The trick is figuring out which are truly our burdens vs. all those other things we find ourselves carrying. At times we carry the burden of impossible expectations – be it others’ or (more likely) our own. We expect perfection from ourselves, or imagine that’s what God expects from us – and the weight of that can be crushing (not to mention completely unnecessary.) Other times we’re carrying other’s responsibilities for them instead of with them – either because they’ve dropped them on us or because we’ve convinced ourselves that they’re somehow ours alone. Our identity can get wrapped up in carrying as much as possible, as if shouldering all that weight automatically makes us stronger, and therefore better people. It’s these kinds of burdens that Jesus is trying to free us from – so that we have the strength to carry what is actually ours.
Here’s where the image of the yoke may at last prove helpful. When we’re yoked to another – tied so that we’re sharing common work, we’re not carrying our burdens alone anymore. The weight is shared and made bearable. We gain strength from pulling in the same direction and keeping pace with each other. We may not go faster (at least at first), but we’ll definitely go farther in the end. That’s what Jesus’ yoke offers. And rest assured, it’s not all about productivity for productivity’s sake, as if our worth could ever be measured that way. The promise that sustains us in the Christian life is not just the invitation to work, thanks be to God; it’s the promise of rest for our souls – time to lay our burdens down so that we can pick them up again, time for us to dream and open ourselves to whatever God has for us next, whether it’s to go - or to stay. Or as Jesus puts it, “Come to me, all you that are weary and are carrying heavy burdens, and I will give you rest.” Sounds like good news to me.

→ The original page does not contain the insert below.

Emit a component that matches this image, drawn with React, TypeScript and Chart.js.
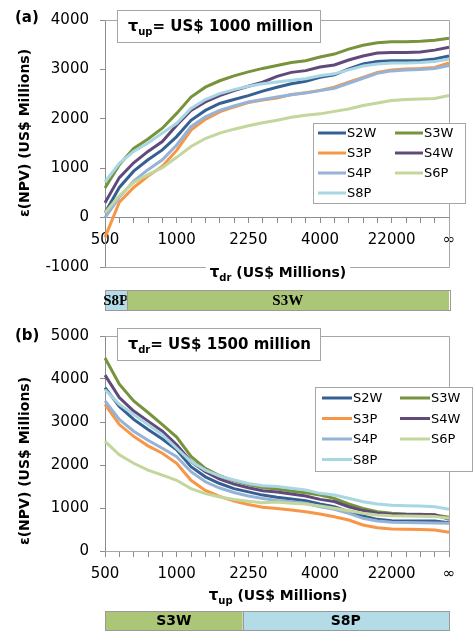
import { useEffect, useRef } from 'react';
import { Chart, registerables } from 'chart.js';

Chart.register(...registerables);

// ---------- data ----------
const X_TICK_LABELS = ['500', '1000', '2250', '4000', '22000', '∞'];
const X_TICK_POSITIONS = [0, 5, 10, 15, 20, 24];
const N_POINTS = 25;
const CATEGORIES = Array.from({ length: N_POINTS }, (_, i) => {
  const k = X_TICK_POSITIONS.indexOf(i);
  return k >= 0 ? X_TICK_LABELS[k] : '';
});

const SERIES_NAMES = ['S2W', 'S3W', 'S3P', 'S4W', 'S4P', 'S6P', 'S8P'];
const SERIES_COLORS = ['#376092', '#77933C', '#F79646', '#604A7B', '#95B3D7', '#C3D69B', '#A8D6E3'];

// Panel (a): tau_up = 1000, x = tau_dr
const A_S2W = [100, 610, 940, 1170, 1370, 1640, 1970, 2170, 2310, 2390, 2470, 2560, 2640, 2710, 2760, 2840, 2890, 3010, 3110, 3160, 3175, 3175, 3180, 3210, 3270];
const A_S3W = [600, 1070, 1400, 1590, 1810, 2110, 2440, 2640, 2770, 2870, 2950, 3020, 3080, 3140, 3175, 3250, 3310, 3410, 3490, 3540, 3560, 3560, 3570, 3590, 3630];
const A_S3P = [-400, 310, 610, 840, 1040, 1360, 1770, 1990, 2140, 2240, 2330, 2380, 2420, 2490, 2530, 2575, 2640, 2740, 2840, 2940, 2990, 3010, 3020, 3040, 3130];
const A_S4W = [300, 810, 1110, 1340, 1540, 1870, 2170, 2340, 2470, 2570, 2660, 2740, 2860, 2940, 2975, 3050, 3090, 3190, 3270, 3330, 3340, 3340, 3350, 3390, 3450];
const A_S4P = [0, 410, 740, 970, 1170, 1470, 1840, 2040, 2170, 2260, 2340, 2390, 2440, 2487, 2520, 2570, 2620, 2720, 2820, 2920, 2970, 2990, 3000, 3020, 3080];
const A_S6P = [100, 440, 710, 870, 1010, 1220, 1440, 1600, 1710, 1790, 1860, 1920, 1970, 2030, 2070, 2100, 2150, 2200, 2270, 2320, 2370, 2390, 2400, 2410, 2470];
const A_S8P = [720, 1100, 1340, 1510, 1710, 1910, 2210, 2390, 2510, 2590, 2660, 2710, 2745, 2780, 2810, 2870, 2910, 2990, 3070, 3110, 3130, 3130, 3140, 3160, 3210];

// Panel (b): tau_dr = 1500, x = tau_up
const B_S2W = [3800, 3360, 3060, 2825, 2605, 2355, 1960, 1725, 1570, 1450, 1375, 1300, 1250, 1209, 1171, 1093, 1031, 915, 814, 736, 705, 700, 700, 695, 659];
const B_S3W = [4490, 3880, 3490, 3220, 2940, 2650, 2200, 1920, 1750, 1630, 1545, 1475, 1440, 1395, 1357, 1302, 1225, 1093, 992, 915, 876, 860, 853, 837, 783];
const B_S3P = [3410, 2940, 2665, 2445, 2275, 2040, 1645, 1410, 1270, 1160, 1080, 1020, 990, 953, 915, 860, 798, 721, 605, 543, 512, 505, 500, 488, 434];
const B_S4W = [4090, 3570, 3255, 3020, 2785, 2470, 2080, 1845, 1670, 1555, 1470, 1400, 1370, 1326, 1280, 1200, 1150, 1030, 940, 876, 853, 850, 850, 845, 736];
const B_S4P = [3490, 3060, 2785, 2575, 2390, 2195, 1845, 1610, 1465, 1360, 1280, 1220, 1175, 1147, 1109, 1031, 969, 876, 760, 698, 667, 660, 655, 650, 643];
const B_S6P = [2550, 2235, 2040, 1880, 1765, 1645, 1450, 1335, 1255, 1200, 1155, 1125, 1140, 1109, 1093, 1047, 992, 938, 876, 837, 822, 815, 810, 805, 760];
const B_S8P = [3750, 3410, 3175, 2940, 2705, 2390, 2080, 1880, 1740, 1650, 1570, 1520, 1500, 1457, 1419, 1341, 1302, 1225, 1147, 1093, 1062, 1054, 1047, 1031, 969];

const A_Y_MIN = -1000;
const A_Y_MAX = 4000;
const B_Y_MIN = 0;
const B_Y_MAX = 5000;
const Y_STEP = 1000;

// best-scenario strips (category index boundaries)
const STRIP_A_LABELS = ['S8P', 'S3W'];
const STRIP_A_BOUNDS = [0, 1.5, 24];
const STRIP_B_LABELS = ['S3W', 'S8P'];
const STRIP_B_BOUNDS = [0, 9.6, 24];
const STRIP_COLORS: Record<string, string> = { S3W: '#ABC677', S8P: '#B3DCE7' };

// ---------- styling ----------
const SANS = '"DejaVu Sans", sans-serif';
const SERIF = '"Liberation Serif", serif';
const AXIS = '#8C8C8C';
const FRAME = '#A6A6A6';

type Part = { t: string; size: number; dy: number };

function drawRich(ctx: CanvasRenderingContext2D, parts: Part[], x: number, y: number, center: boolean) {
  let total = 0;
  const widths = parts.map((p) => {
    ctx.font = `bold ${p.size}px ${SANS}`;
    const w = ctx.measureText(p.t).width;
    total += w;
    return w;
  });
  let cx = center ? x - total / 2 : x;
  ctx.textBaseline = 'alphabetic';
  ctx.textAlign = 'left';
  parts.forEach((p, i) => {
    ctx.font = `bold ${p.size}px ${SANS}`;
    ctx.fillText(p.t, cx, y + p.dy);
    cx += widths[i];
  });
  return total;
}

type Panel = {
  key: string;
  letter: string;
  letterY: number;
  data: number[][];
  yMin: number;
  yMax: number;
  padTop: number;
  padBottom: number;
  boxTop: number;
  boxSub: string;
  boxRest: string;
  xTitleSub: string;
  xTitleY: number;
  xTitleBreakFrame: boolean;
  yTitleY: number;
  legend: { x: number; y: number; w: number; h: number; row0: number; rowStep: number; col1: number; col2: number; lineW: number };
  strip: { labels: string[]; bounds: number[]; top: number; bottom: number; font: string };
};

function overlayPlugin(p: Panel) {
  return {
    id: 'overlay_' + p.key,
    afterDatasetsDraw(chart: any) {
      const ctx: CanvasRenderingContext2D = chart.ctx;
      const a = chart.chartArea;
      const xs = chart.scales.x;
      ctx.save();

      // plot frame (top, right, bottom)
      ctx.strokeStyle = FRAME;
      ctx.lineWidth = 1;
      ctx.beginPath();
      ctx.moveTo(a.left, Math.round(a.top) + 0.5);
      ctx.lineTo(Math.round(a.right) + 0.5, Math.round(a.top) + 0.5);
      ctx.lineTo(Math.round(a.right) + 0.5, Math.round(a.bottom) + 0.5);
      ctx.lineTo(a.left, Math.round(a.bottom) + 0.5);
      ctx.stroke();

      // annotation box
      const bx = a.left + 12;
      const bw = 203;
      const bh = 32;
      ctx.fillStyle = '#fff';
      ctx.fillRect(bx, p.boxTop, bw, bh);
      ctx.strokeStyle = FRAME;
      ctx.strokeRect(bx + 0.5, p.boxTop + 0.5, bw, bh);
      ctx.fillStyle = '#000';
      drawRich(
        ctx,
        [
          { t: 'τ', size: 16, dy: 0 },
          { t: p.boxSub, size: 10, dy: 4 },
          { t: p.boxRest, size: 15, dy: 0 },
        ],
        bx + 11,
        p.boxTop + 21,
        false
      );

      // legend
      const L = p.legend;
      ctx.fillStyle = '#fff';
      ctx.fillRect(L.x, L.y, L.w, L.h);
      ctx.strokeStyle = FRAME;
      ctx.strokeRect(L.x + 0.5, L.y + 0.5, L.w, L.h);
      SERIES_NAMES.forEach((name, i) => {
        const row = Math.floor(i / 2);
        const col = i % 2;
        const lx = col === 0 ? L.col1 : L.col2;
        const ly = L.row0 + row * L.rowStep;
        ctx.strokeStyle = SERIES_COLORS[i];
        ctx.lineWidth = 3;
        ctx.beginPath();
        ctx.moveTo(lx, ly);
        ctx.lineTo(lx + L.lineW, ly);
        ctx.stroke();
        ctx.fillStyle = '#000';
        ctx.font = `13px ${SANS}`;
        ctx.textAlign = 'left';
        ctx.textBaseline = 'middle';
        ctx.fillText(name, lx + L.lineW + 1, ly + 1);
      });

      // x axis title
      ctx.fillStyle = '#000';
      ctx.font = `bold 14px ${SANS}`;
      const tParts: Part[] = [
        { t: 'τ', size: 15, dy: 0 },
        { t: p.xTitleSub, size: 10, dy: 4 },
        { t: ' (US$ Millions)', size: 14, dy: 0 },
      ];
      const cxT = (a.left + a.right) / 2 + 1;
      if (p.xTitleBreakFrame) {
        let w = 0;
        tParts.forEach((q) => {
          ctx.font = `bold ${q.size}px ${SANS}`;
          w += ctx.measureText(q.t).width;
        });
        ctx.fillStyle = '#fff';
        ctx.fillRect(cxT - w / 2 - 4, p.xTitleY - 14, w + 8, 22);
        ctx.fillStyle = '#000';
      }
      drawRich(ctx, tParts, cxT, p.xTitleY + 5, true);

      // y axis title
      ctx.save();
      ctx.translate(25, p.yTitleY);
      ctx.rotate(-Math.PI / 2);
      ctx.font = `bold 14px ${SANS}`;
      ctx.textAlign = 'center';
      ctx.textBaseline = 'middle';
      ctx.fillStyle = '#000';
      ctx.fillText('ε(NPV) (US$ Millions)', 0, 0);
      ctx.restore();

      // panel letter
      ctx.font = `bold 15px ${SANS}`;
      ctx.textAlign = 'left';
      ctx.textBaseline = 'middle';
      ctx.fillStyle = '#000';
      ctx.fillText(p.letter, 15, p.letterY);

      // best-scenario strip
      const S = p.strip;
      S.labels.forEach((lab, i) => {
        const x0 = xs.getPixelForValue(S.bounds[i]);
        const x1 = xs.getPixelForValue(S.bounds[i + 1]);
        ctx.fillStyle = STRIP_COLORS[lab];
        ctx.fillRect(x0, S.top, x1 - x0, S.bottom - S.top);
        ctx.strokeStyle = '#9A9A9A';
        ctx.lineWidth = 1;
        ctx.strokeRect(Math.round(x0) + 0.5, S.top + 0.5, Math.round(x1 - x0), S.bottom - S.top);
        ctx.fillStyle = '#000';
        ctx.font = S.font;
        ctx.textAlign = 'center';
        ctx.textBaseline = 'middle';
        ctx.fillText(lab, (x0 + x1) / 2, (S.top + S.bottom) / 2 + 1);
      });

      ctx.restore();
    },
  };
}

function makeConfig(p: Panel): any {
  return {
    type: 'line',
    data: {
      labels: CATEGORIES,
      datasets: SERIES_NAMES.map((name, i) => ({
        label: name,
        data: p.data[i],
        borderColor: SERIES_COLORS[i],
        backgroundColor: SERIES_COLORS[i],
        borderWidth: 3,
        pointRadius: 0,
        tension: 0,
        order: SERIES_NAMES.length - i,
      })),
    },
    options: {
      responsive: false,
      animation: false,
      events: [],
      layout: { padding: { left: 0, right: 26, top: p.padTop, bottom: p.padBottom } },
      plugins: { legend: { display: false }, tooltip: { enabled: false }, title: { display: false } },
      scales: {
        x: {
          type: 'category',
          position: { y: 0 },
          offset: false,
          ticks: {
            autoSkip: false,
            maxRotation: 0,
            minRotation: 0,
            padding: 9,
            color: '#000',
            font: { family: SANS, size: 15 },
          },
          grid: { display: true, drawOnChartArea: false, drawTicks: true, tickLength: 5, color: AXIS, offset: false },
          border: { display: true, color: AXIS, width: 1 },
        },
        y: {
          min: p.yMin,
          max: p.yMax,
          afterFit: (s: any) => {
            s.width = 105;
          },
          ticks: {
            stepSize: Y_STEP,
            padding: 11,
            color: '#000',
            font: { family: SANS, size: 15 },
            callback: (v: any) => String(v),
          },
          grid: { display: true, drawOnChartArea: false, drawTicks: true, tickLength: 5, color: AXIS },
          border: { display: true, color: AXIS, width: 1 },
        },
      },
    },
    plugins: [overlayPlugin(p)],
  };
}

const PANEL_A: Panel = {
  key: 'a',
  letter: '(a)',
  letterY: 18,
  data: [A_S2W, A_S3W, A_S3P, A_S4W, A_S4P, A_S6P, A_S8P],
  yMin: A_Y_MIN,
  yMax: A_Y_MAX,
  padTop: 16,
  padBottom: 48,
  boxTop: 10,
  boxSub: 'up',
  boxRest: '= US$ 1000 million',
  xTitleSub: 'dr',
  xTitleY: 272,
  xTitleBreakFrame: true,
  yTitleY: 133,
  legend: { x: 313, y: 123, w: 152, h: 80, row0: 133, rowStep: 20, col1: 318, col2: 395, lineW: 28 },
  strip: { labels: STRIP_A_LABELS, bounds: STRIP_A_BOUNDS, top: 290, bottom: 310, font: `bold 15px ${SERIF}` },
};

const PANEL_B: Panel = {
  key: 'b',
  letter: '(b)',
  letterY: 21,
  data: [B_S2W, B_S3W, B_S3P, B_S4W, B_S4P, B_S6P, B_S8P],
  yMin: B_Y_MIN,
  yMax: B_Y_MAX,
  padTop: 21,
  padBottom: 81,
  boxTop: 13,
  boxSub: 'dr',
  boxRest: '= US$ 1500 million',
  xTitleSub: 'up',
  xTitleY: 280,
  xTitleBreakFrame: false,
  yTitleY: 146,
  legend: { x: 315, y: 72, w: 157, h: 84, row0: 83, rowStep: 20.5, col1: 322, col2: 400, lineW: 30 },
  strip: { labels: STRIP_B_LABELS, bounds: STRIP_B_BOUNDS, top: 296, bottom: 315, font: `bold 14px ${SANS}` },
};

function PanelChart({ panel, height }: { panel: Panel; height: number }) {
  const ref = useRef<HTMLCanvasElement | null>(null);
  useEffect(() => {
    if (!ref.current) return;
    const chart = new Chart(ref.current, makeConfig(panel));
    return () => chart.destroy();
  }, [panel]);
  return <canvas ref={ref} width={475} height={height} style={{ display: 'block', width: 475, height }} />;
}

export default function App() {
  return (
    <div style={{ position: 'absolute', left: 0, top: 0, width: 475, height: 632, background: '#fff' }}>
      <PanelChart panel={PANEL_A} height={315} />
      <PanelChart panel={PANEL_B} height={317} />
    </div>
  );
}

In the silence that follows, I invite you to consider who God has yoked you to in this season of your life. It could be your spouse or partner, but it doesn’t have to be. It could also be a co-worker, a friend, a family member, even this community here at St. Alban’s. It could, and probably should, be more than one person. No one person is meant to be Jesus for us. Who is Jesus trying to speak and act through in your life today? Who can you share your work with and find rest with? In the Name of the One who knows better than to let us go it alone – Amen.